Pisca morou em Fortaleza por 17 anos e teve um ponto de vendas na Beira Mar. Segundo ele, a renda era melhor porque a capital atraía mais turistas. “Fui um dos primeiros que chegou com esse trabalho. Aí em 87, eu perdi o ponto, porque eu vim pra cá, passei um mês, aí perdi o pontinho lá”, recorda, mas não se queixa da situação em que se encontra hoje.
Hoje, ele e outros quatro artesãos trabalham em uma palhoça, que funciona como ateliê. Inicialmente, ele tinha planos de transformar o espaço, situado a poucos metros do mar, em um ponto que também vendesse água de coco, cerveja, tira-gosto. Mas, por falta de dinheiro, não pôde terminar a obra. Apesar disso, Pisca agradece por viver e trabalhar num local que atrai turistas. “Ainda bem que é um ponto turístico… aí a gente bota a mesinha aqui e vende.”, explica.


Eu acho que daqui pro final do ano, a gente monta uma escolinha aqui. Vou montar. Os próprios turistas cobram isso, né? Dizem que é legal.

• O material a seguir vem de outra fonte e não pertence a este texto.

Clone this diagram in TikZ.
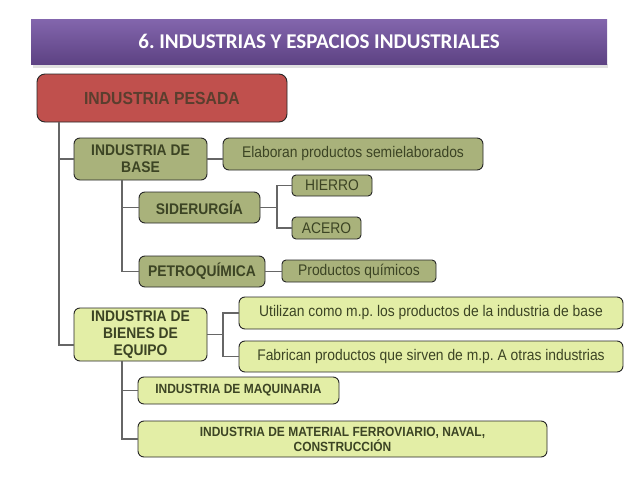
\documentclass[tikz,border=0pt]{standalone}
\usepackage{fontspec}
\setmainfont{Liberation Sans}[FakeStretch=0.9]
\newfontfamily\titlefont{Carlito}
\frenchspacing
\definecolor{barTop}{HTML}{8366AD}
\definecolor{barBot}{HTML}{5D4283}
\definecolor{pesadaRed}{HTML}{C0504D}
\definecolor{pesadaText}{HTML}{5A3E2E}
\definecolor{oliveFill}{HTML}{A9B27B}
\definecolor{limeFill}{HTML}{E3EEA6}
\definecolor{boxText}{HTML}{3C4424}
\definecolor{lineGray}{HTML}{666666}
\begin{document}
\begin{tikzpicture}[x=1pt,y=-1pt,
    box/.style={draw=black!85,line width=0.9pt,rounded corners=6pt,inner sep=0pt,text=boxText,align=center},
    olive/.style={box,fill=oliveFill},
    lime/.style={box,fill=limeFill},
    big/.style={font=\bfseries\fontsize{15.4}{16.7}\selectfont},
    plain/.style={font=\fontsize{15.4}{16.7}\selectfont},
    small/.style={font=\bfseries\fontsize{13.3}{15}\selectfont},
    conn/.style={draw=lineGray,line width=1.3pt}]
    \useasboundingbox (0,0) rectangle (638,479);
    %\draw[red] (0,0) rectangle (638,479);
    \fill[black,opacity=0.12] (33,64) rectangle (608,67.5);
    \node[minimum width=576pt,minimum height=45pt,top color=barTop,bottom color=barBot,text=white,
        font=\titlefont\bfseries\fontsize{21}{25}\selectfont] (title) at (319,41.5) {6. INDUSTRIAS Y ESPACIOS INDUSTRIALES};
    \node[box,fill=pesadaRed,text=pesadaText,rounded corners=8pt,minimum width=250pt,minimum height=48pt,
        font=\bfseries\fontsize{17.5}{19}\selectfont] (pesada) at (162,98) {INDUSTRIA PESADA};
    % industria de base
    \node[olive,big,minimum width=133pt,minimum height=42pt] (base) at (140.5,159) {INDUSTRIA DE\\BASE};
    \node[olive,plain,minimum width=260pt,minimum height=32pt] (elab) at (353,154) {Elaboran productos semielaborados};
    \node[olive,big,minimum width=121pt,minimum height=31pt] (sider) at (199.5,207.5) {SIDERURGÍA};
    \node[olive,plain,rounded corners=4pt,minimum width=80pt,minimum height=21pt] (hierro) at (332,185.5) {HIERRO};
    \node[olive,plain,rounded corners=4pt,minimum width=69pt,minimum height=22pt] (acero) at (326.5,228) {ACERO};
    \node[olive,big,minimum width=126pt,minimum height=31pt] (petro) at (202,271.5) {PETROQUÍMICA};
    \node[olive,plain,rounded corners=4pt,minimum width=154pt,minimum height=22pt] (quim) at (359,271) {Productos químicos};
    % industria de bienes de equipo
    \node[lime,big,minimum width=133pt,minimum height=53pt] (bienes) at (140.5,334.5) {INDUSTRIA DE\\BIENES DE\\EQUIPO};
    \node[lime,plain,minimum width=384pt,minimum height=32pt] (utiliz) at (431,313) {Utilizan como m.p. los productos de la industria de base};
    \node[lime,plain,minimum width=384pt,minimum height=31pt] (fabric) at (431,356.5) {Fabrican productos que sirven de m.p. A otras industrias};
    \node[lime,small,minimum width=201pt,minimum height=27pt] (maq) at (238.5,390.5) {INDUSTRIA DE MAQUINARIA};
    \node[lime,small,minimum width=409pt,minimum height=36pt] (mater) at (342.5,439) {INDUSTRIA DE MATERIAL FERROVIARIO, NAVAL,\\CONSTRUCCIÓN};
    % lineas
    \coordinate (trunk) at (59,0);
    \coordinate (bstem) at (122,0);
    \coordinate (sjoin) at (277,0);
    \coordinate (bjoin) at (223,0);
    \draw[conn] (pesada.south -| trunk) |- (base.west);
    \draw[conn] (pesada.south -| trunk) |- ([yshift=-10.5pt]bienes.west);
    \draw[conn] (base.east) -- (base.east -| elab.west);
    \draw[conn] (base.south -| bstem) |- (sider.west);
    \draw[conn] (base.south -| bstem) |- (petro.west);
    \draw[conn] (sider.east) -- (sider.east -| sjoin);
    \draw[conn] (hierro.west) -| (sjoin |- acero.west) -- (acero.west);
    \draw[conn] (petro.east) -- (petro.east -| quim.west);
    \draw[conn] (bienes.east) -- (bienes.east -| bjoin);
    \draw[conn] (utiliz.west) -| (bjoin |- fabric.west) -- (fabric.west);
    \draw[conn] (bienes.south -| bstem) |- (maq.west);
    \draw[conn] (bienes.south -| bstem) |- (mater.west);
\end{tikzpicture}
\end{document}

Seu trabalho não tem nenhum apoio e todos trabalham por conta própria. Mas mesmo sem incentivos, Pisca ainda fala do desejo de montar uma escolinha e ensinar a quem quiser aprender a arte na areia. “Eu acho que daqui pro final do ano, a gente monta uma escolinha aqui. Vou montar. Os próprios turistas cobram isso, né? Dizem que é legal”, declara, com a esperança de manter viva a arte que já atravessou gerações.